The very best to combat that is to re-author your tiles in this kind of way (assuming you have 32x32 pixel tiles):
Make each tile 34x34 instead (adding a row/column of pixels to each side)
Have the top row of pixels the same as the pixels that come below it (on the source tile)
Have the bottom row of pixels the same as the pixels above it
Have the left column of pixels the same as those on the right
Have the right column of pixels the same as those on the left
Change your tileset properties so that there is a margin of 1 pixel around each tile. (This way, your tiles are still 32x32 in the tileset, but 34x34 in the texture)

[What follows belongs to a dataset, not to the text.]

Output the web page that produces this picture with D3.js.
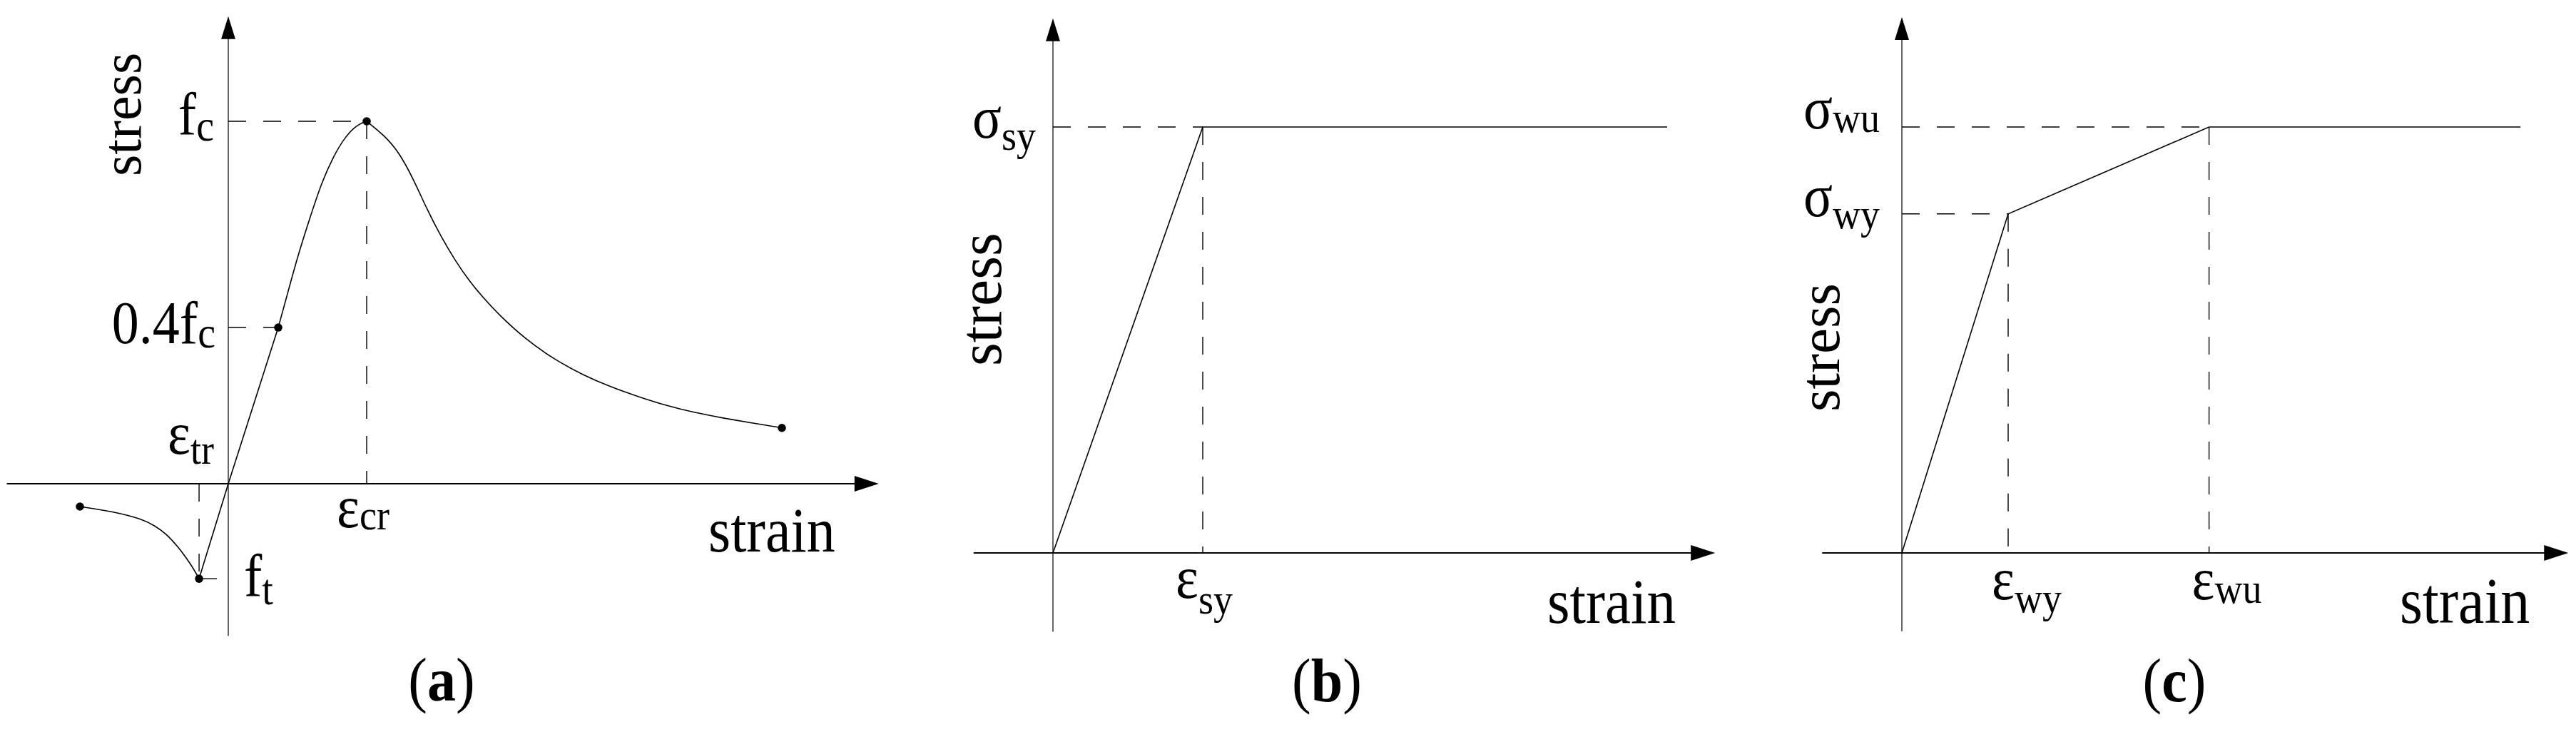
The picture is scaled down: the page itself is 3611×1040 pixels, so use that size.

What you are doing here is making up for the Unity texture sampler going out of bounds due to mathematical precision errors. In this case, should the texture sampler pick a texel “just outside” your tile then it will end up picking the same pixel that comes before it – if that makes sense. (If you look up “seams” and “texture sampling” on the internets you’ll get a better explanation.)
If you have a lot of tiles on a texture you can use a GIMP pluging called Gutter that should automate the process of adding a pixel boundary around each tile.
this post might be old and your problem seems to already have been solved but after I fixed the material and got those lines in-between each tile, I fixed that by going to Edit>Project Settings>Quality, and turning anti-aliasing off, I’m not sure if this process is easier than the GIMP process but this one works for me and I can’t really see a drop in quality. GamesPlusJames (youtube) taught me that.